Kebetulan sebelum sejarawan Senior Kalbar meninggal saya sempat mewawancari beliau, bahkan beliau pada saat itu memperlihatkan dokumen-dokumenya, termasuk penggalian kerangka tentara Jepang yang dibawa ke negerinya sekitar tahun 70-an. Kebetulan rumah beliau tidak jauh dari makam tersebut.
Menurutnya, awal kemarahan Jepang, karena ratusan serdadu meninggal di peperangan Tayan-Meliau yang lebih dikenal perlawanan Majang, dan Perlawanan di Gunung Ceha dipimpin Pak Kasih, yang berhasil dibawa ke Pontianak sekitar 250 orang tentara Jepun dan dimakamkan di sekitar simpang empat kota baru, Antara Rumah Adat Melayu-Rumah Radakng.
Beberapa mobil tentara Jepun dilempar masuk sungai Kapuas sekitar steher Tayan Hilir atas serangan sporadis para pejuang rakyat, beberapa truk dipercaya berisi harta rampasan Jepang.
Nah, kebetulan di waktu bersamaan para Sultan, dan Cendikiawan Kalbar sedang mengadakan rapat, Jepang menuduh bahwa perlawanan-perlawanan rakyat di berbagai “Negara” kecil di Kalbar, disponsori oleh para Sultan dan Cendikiawan.
Hal itu memicu kemarahan Jepang dan anteknya. Mereka menangkap para cendekiawan, tokoh masyarakat, dan Sultan se-Kalbar, lalu disunkup/dibunuh. Beberapa dokumen perlu diverifikasi jumlahnya. Ada yang menyatakan hingga 40.000 orang meninggal.
Memang tidak semua dibawa ke Mandor, tetapi hampir setiap daerah ada tempat eksekusi Jepang. Seperti di Pontianak ada parit Jepun, Parit Tengkorak, Tugu depan Kantor Post Lama tak Jauh dari Kantor Wali Kota Pontianak. Di Tayan, Gudang Garam, sekitar bekas kantor VoC . Intinya Kalbar sempat lost generation (kehilangan satu generasi emasnya).
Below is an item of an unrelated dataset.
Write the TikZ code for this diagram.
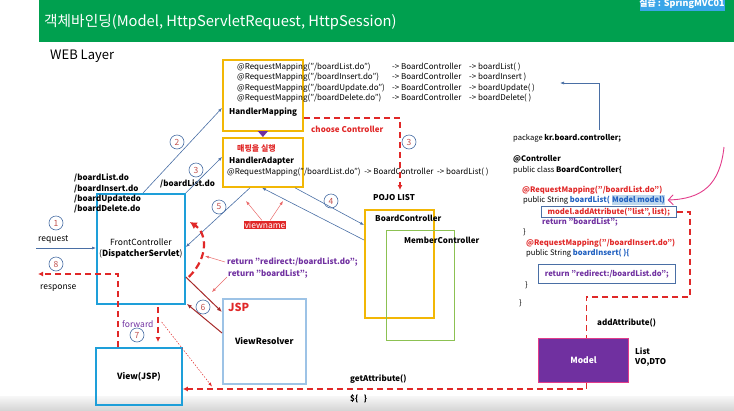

Hasil wawancara beberapa tokoh pejuang Kalbar yang selamat, bagaimana para pejuang itu mampu mengalahkan tentara Jepang di rimba Borneo. Ternyata, teknik berburu hewan salah satu yang digunakan, dari mulai penerapan arah angin dengan indikator tumbuhan bergerak, suara hewan dan gerakan alam menjadi penunjuk membaca pergerakan tentara Jepang. Mereka menggunakan senjata sumpit, tombak, lantak dan panah. Ceritanya lebih seru di film War of The Arrow, bagaimana gigihnya para pejuang dulu. Tunggu saja narasi lengkapnya di sebuah novel…
Dari bergerak dedaunan dan hembusan angin, mereka sudah tahu pergerakan tentara Jepun. Sumpit dan panah tinggal diarahkan saja, sehingga salah satu Komandan tentara Jepangpun pada saat perang Majang meninggal, ia bernama Takeo Nagatani.
Alfateha bagi mereka yang menjadi korban keganasan Jepun.